START Provided records
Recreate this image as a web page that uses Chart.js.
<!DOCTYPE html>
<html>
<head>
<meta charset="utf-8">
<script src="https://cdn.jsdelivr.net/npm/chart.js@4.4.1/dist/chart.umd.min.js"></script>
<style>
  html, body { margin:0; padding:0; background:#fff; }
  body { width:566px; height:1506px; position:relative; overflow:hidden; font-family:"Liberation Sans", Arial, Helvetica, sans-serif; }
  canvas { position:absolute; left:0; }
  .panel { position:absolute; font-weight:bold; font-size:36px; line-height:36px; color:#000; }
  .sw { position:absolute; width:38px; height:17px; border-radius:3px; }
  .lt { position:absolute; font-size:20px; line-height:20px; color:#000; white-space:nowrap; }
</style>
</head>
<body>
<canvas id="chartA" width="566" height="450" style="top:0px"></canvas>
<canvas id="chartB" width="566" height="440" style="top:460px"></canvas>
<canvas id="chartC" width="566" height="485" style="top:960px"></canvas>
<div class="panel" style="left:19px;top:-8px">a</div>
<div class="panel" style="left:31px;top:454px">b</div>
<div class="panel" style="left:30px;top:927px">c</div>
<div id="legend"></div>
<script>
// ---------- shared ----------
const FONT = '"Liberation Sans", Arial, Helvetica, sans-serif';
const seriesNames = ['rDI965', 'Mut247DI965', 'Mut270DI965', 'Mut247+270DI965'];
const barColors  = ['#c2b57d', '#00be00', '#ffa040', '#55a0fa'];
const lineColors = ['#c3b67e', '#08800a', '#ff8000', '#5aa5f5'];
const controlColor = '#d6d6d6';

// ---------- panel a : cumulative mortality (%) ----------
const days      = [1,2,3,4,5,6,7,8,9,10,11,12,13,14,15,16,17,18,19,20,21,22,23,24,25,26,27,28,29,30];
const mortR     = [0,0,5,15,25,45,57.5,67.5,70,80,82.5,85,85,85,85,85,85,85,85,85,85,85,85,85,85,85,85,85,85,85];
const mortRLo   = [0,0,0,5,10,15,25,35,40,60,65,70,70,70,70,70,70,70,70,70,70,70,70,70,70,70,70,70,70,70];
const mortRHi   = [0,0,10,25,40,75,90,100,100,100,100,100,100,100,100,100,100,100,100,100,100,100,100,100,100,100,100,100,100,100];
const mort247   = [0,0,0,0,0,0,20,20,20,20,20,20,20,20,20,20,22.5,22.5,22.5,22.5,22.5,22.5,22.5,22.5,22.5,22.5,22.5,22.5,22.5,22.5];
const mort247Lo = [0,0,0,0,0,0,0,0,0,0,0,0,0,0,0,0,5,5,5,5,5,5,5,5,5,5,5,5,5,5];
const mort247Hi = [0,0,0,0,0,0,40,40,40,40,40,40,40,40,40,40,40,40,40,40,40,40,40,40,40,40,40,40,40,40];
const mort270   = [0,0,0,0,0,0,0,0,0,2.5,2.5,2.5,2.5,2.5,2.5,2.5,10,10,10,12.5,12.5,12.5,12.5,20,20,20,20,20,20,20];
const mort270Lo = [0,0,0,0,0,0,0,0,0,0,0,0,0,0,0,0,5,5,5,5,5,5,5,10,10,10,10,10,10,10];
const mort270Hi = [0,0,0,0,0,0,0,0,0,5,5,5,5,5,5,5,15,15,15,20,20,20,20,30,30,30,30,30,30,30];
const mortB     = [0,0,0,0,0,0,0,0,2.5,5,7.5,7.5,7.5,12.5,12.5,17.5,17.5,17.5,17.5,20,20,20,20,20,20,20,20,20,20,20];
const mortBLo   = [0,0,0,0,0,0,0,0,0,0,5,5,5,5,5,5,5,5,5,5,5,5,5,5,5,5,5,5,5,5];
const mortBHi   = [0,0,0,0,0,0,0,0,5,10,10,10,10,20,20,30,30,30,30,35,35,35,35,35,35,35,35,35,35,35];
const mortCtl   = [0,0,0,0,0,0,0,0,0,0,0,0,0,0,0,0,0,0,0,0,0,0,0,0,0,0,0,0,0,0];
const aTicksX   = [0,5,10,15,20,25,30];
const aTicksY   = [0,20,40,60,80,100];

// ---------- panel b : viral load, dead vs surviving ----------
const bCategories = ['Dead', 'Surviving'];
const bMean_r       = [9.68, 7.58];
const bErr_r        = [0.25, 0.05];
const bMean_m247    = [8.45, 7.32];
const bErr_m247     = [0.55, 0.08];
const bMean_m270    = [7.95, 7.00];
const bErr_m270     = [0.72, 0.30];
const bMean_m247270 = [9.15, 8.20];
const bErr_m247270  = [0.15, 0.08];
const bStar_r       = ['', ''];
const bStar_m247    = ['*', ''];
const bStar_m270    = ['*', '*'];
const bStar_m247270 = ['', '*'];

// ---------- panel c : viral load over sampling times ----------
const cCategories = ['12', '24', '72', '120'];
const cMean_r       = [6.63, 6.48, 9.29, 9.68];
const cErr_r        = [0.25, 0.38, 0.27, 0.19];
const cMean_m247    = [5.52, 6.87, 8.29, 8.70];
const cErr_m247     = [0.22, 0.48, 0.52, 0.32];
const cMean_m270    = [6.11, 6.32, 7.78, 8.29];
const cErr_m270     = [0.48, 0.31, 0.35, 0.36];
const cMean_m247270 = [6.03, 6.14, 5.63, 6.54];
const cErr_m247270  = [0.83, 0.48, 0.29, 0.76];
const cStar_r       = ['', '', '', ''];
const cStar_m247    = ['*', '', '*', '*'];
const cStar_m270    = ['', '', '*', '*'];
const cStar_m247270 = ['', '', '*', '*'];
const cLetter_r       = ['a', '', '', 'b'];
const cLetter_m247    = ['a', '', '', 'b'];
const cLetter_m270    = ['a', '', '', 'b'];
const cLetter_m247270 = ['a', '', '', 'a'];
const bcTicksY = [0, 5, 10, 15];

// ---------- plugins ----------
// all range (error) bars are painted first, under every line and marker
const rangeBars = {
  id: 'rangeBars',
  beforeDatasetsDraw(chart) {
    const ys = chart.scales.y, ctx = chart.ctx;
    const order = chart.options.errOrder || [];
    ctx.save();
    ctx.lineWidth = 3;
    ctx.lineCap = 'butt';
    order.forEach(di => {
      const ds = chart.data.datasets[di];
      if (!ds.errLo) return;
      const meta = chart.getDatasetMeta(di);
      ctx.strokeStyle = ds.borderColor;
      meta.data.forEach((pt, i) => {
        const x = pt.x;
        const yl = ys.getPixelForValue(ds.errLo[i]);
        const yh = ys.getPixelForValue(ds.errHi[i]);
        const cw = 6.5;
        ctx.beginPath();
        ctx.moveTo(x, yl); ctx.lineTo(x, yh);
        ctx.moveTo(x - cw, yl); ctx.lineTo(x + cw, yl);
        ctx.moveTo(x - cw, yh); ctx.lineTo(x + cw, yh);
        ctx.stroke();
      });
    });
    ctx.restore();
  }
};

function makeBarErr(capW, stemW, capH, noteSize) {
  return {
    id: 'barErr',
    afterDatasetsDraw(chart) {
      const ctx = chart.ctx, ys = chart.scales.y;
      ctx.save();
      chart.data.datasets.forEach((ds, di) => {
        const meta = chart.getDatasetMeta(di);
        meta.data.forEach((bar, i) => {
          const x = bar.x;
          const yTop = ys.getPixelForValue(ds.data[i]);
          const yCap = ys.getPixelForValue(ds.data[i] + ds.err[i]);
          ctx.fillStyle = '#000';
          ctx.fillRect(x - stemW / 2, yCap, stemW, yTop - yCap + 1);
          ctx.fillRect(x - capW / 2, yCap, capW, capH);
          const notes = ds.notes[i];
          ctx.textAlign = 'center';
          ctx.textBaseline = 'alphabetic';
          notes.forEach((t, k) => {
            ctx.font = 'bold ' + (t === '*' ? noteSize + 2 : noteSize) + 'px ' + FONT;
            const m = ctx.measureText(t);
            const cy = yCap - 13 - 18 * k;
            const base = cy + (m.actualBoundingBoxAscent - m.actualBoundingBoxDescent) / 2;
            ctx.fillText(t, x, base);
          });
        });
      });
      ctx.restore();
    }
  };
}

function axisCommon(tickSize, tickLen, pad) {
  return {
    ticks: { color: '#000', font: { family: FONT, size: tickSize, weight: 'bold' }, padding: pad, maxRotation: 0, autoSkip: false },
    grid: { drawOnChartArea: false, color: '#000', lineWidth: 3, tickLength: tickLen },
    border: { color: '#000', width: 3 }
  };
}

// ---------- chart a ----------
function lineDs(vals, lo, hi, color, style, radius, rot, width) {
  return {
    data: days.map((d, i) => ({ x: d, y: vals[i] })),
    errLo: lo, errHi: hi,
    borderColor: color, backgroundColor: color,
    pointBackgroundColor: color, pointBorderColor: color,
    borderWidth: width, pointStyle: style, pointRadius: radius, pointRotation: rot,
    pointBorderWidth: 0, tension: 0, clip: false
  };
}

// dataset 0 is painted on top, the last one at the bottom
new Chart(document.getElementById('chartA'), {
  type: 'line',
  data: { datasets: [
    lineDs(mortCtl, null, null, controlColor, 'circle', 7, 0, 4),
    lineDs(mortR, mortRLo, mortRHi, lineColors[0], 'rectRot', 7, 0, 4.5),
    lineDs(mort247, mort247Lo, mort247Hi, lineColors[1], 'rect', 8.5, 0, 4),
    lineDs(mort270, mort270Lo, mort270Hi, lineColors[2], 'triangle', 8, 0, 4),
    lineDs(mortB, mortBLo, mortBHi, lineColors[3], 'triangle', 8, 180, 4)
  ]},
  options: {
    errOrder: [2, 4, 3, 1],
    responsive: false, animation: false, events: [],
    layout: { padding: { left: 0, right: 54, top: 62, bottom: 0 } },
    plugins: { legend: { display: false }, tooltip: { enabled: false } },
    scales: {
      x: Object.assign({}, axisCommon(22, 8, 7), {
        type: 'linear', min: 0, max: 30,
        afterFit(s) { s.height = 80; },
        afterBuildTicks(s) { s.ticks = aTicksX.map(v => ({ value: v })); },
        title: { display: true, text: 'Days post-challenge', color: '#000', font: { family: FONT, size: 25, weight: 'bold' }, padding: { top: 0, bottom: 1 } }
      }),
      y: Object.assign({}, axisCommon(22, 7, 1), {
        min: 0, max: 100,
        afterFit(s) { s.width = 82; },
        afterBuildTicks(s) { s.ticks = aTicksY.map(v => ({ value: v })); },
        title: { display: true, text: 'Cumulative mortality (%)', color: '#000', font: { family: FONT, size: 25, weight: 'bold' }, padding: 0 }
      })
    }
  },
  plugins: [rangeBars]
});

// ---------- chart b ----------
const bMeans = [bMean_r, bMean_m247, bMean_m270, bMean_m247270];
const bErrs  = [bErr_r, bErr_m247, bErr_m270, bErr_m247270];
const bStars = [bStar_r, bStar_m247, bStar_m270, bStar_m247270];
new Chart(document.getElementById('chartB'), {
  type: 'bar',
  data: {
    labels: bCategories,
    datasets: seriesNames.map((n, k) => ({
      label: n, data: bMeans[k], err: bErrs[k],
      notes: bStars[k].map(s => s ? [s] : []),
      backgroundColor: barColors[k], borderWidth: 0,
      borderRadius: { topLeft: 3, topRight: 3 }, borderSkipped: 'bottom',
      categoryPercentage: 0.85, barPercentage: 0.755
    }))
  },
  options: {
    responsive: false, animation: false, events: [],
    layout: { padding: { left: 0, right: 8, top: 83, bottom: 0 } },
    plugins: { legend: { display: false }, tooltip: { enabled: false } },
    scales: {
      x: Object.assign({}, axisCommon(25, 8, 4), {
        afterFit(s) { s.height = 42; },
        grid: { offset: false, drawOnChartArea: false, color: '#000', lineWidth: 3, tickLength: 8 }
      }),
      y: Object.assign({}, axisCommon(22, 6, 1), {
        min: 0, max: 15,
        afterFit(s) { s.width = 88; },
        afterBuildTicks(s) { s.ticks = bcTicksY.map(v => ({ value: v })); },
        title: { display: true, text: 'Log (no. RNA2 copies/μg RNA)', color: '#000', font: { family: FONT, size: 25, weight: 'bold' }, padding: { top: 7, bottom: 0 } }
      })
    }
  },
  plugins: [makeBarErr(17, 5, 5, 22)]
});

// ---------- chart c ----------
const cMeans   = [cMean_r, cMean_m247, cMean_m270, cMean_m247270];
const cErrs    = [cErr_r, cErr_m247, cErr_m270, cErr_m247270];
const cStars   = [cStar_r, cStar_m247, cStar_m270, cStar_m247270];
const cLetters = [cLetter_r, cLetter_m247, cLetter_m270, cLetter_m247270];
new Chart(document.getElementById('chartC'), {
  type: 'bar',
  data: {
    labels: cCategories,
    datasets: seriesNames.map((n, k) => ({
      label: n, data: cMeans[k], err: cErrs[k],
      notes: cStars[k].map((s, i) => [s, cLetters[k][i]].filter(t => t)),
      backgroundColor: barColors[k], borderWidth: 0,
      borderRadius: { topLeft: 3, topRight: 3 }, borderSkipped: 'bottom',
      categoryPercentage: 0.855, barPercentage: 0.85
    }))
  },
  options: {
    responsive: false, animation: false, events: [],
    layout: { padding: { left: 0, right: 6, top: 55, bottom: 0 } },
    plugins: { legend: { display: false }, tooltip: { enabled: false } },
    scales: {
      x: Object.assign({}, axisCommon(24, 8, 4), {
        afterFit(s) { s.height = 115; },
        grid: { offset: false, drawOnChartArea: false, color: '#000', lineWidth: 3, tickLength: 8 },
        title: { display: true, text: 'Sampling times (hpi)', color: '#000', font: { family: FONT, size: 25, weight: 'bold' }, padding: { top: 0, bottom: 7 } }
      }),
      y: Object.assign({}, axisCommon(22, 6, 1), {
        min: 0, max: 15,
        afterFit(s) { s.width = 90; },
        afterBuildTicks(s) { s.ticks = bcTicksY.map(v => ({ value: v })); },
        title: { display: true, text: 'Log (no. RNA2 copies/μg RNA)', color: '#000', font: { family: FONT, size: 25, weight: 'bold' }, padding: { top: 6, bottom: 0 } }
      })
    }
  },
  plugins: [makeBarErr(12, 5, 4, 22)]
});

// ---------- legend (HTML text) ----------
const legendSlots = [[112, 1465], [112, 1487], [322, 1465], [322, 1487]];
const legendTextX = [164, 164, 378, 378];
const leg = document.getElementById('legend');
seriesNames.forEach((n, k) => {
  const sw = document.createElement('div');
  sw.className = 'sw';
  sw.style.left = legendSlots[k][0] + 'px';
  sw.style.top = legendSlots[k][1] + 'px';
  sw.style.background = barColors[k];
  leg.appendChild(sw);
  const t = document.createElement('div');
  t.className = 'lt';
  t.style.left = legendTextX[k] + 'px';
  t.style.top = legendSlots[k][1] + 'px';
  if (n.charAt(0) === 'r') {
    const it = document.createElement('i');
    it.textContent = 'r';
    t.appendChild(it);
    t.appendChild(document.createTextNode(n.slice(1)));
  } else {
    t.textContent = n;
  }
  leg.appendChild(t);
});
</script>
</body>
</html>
END Provided records
START Provided records
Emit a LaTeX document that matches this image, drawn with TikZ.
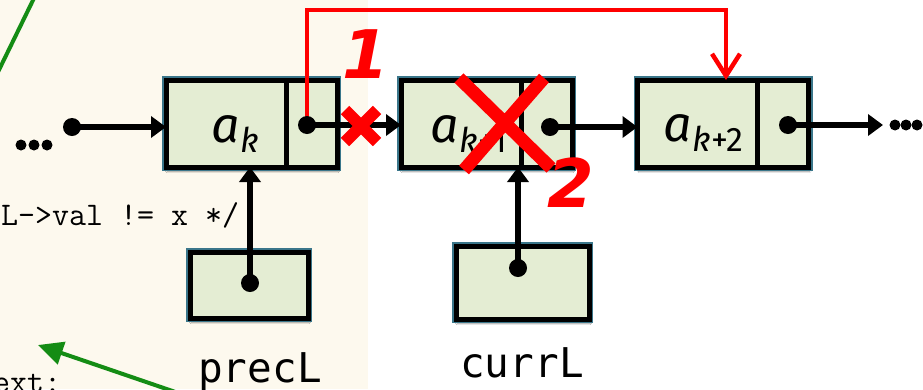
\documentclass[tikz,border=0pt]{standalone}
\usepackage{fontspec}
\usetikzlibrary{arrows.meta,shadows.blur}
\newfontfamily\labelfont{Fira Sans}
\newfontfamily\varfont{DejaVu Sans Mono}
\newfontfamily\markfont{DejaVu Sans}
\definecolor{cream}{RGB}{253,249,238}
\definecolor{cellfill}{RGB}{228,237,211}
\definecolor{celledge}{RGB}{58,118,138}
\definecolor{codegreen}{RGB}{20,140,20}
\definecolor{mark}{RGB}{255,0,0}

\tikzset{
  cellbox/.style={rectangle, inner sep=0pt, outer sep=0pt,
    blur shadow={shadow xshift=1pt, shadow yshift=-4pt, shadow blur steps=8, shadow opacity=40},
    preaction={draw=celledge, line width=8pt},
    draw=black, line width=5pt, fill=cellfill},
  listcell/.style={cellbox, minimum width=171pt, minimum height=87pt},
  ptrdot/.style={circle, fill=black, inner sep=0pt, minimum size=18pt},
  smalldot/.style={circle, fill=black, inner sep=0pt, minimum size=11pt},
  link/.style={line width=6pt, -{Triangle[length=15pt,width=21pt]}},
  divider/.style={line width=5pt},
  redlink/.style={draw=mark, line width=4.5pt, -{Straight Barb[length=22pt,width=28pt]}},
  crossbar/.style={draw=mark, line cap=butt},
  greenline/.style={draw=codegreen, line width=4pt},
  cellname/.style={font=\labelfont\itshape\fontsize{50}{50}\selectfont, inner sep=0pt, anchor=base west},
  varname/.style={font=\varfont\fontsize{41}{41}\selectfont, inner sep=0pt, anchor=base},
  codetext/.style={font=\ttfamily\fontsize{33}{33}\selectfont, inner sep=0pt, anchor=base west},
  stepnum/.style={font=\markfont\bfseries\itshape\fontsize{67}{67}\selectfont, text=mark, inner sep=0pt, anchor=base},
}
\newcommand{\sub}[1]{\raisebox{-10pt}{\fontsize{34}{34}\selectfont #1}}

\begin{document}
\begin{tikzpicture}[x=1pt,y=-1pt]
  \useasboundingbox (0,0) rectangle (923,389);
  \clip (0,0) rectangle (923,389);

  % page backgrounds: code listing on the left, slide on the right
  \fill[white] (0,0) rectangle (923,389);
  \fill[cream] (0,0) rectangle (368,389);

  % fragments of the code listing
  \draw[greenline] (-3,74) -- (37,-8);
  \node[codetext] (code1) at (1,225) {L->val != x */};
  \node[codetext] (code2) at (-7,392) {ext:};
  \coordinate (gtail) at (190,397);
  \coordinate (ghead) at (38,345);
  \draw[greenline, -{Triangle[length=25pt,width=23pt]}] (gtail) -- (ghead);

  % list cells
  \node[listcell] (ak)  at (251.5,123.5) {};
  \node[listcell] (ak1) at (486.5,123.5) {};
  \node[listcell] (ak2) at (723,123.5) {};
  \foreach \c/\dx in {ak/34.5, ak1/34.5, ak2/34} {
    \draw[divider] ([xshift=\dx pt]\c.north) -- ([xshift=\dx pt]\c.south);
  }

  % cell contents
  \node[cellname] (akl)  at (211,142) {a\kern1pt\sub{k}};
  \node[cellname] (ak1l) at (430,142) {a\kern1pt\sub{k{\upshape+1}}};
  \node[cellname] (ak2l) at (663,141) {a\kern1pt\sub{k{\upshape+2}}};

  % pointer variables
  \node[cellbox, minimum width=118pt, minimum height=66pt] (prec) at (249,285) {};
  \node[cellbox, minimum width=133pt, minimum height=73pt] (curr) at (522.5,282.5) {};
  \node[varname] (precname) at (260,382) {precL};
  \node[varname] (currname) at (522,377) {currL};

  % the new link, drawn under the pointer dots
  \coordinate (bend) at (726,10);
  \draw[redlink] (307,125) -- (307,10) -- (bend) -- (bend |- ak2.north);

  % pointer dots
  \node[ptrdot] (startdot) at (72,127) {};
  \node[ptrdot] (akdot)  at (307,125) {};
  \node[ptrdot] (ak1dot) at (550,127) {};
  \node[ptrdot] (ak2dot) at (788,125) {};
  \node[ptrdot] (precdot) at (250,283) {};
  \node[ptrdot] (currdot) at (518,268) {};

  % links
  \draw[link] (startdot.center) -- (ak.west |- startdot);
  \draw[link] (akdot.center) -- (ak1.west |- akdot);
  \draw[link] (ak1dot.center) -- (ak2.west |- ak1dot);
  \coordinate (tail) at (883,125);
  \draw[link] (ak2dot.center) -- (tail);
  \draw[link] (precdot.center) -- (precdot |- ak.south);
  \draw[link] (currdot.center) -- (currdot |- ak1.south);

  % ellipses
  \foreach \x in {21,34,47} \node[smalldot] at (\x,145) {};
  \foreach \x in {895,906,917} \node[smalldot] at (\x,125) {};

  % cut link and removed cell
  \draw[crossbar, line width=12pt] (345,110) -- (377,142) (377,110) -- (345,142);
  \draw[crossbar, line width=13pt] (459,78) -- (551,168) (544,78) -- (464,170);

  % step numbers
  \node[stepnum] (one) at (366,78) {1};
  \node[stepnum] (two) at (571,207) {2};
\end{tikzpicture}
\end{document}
END Provided records
Select, from the listing, all lines that include the word "image".

Recreate this image as a web page that uses Chart.js.
Emit a LaTeX document that matches this image, drawn with TikZ.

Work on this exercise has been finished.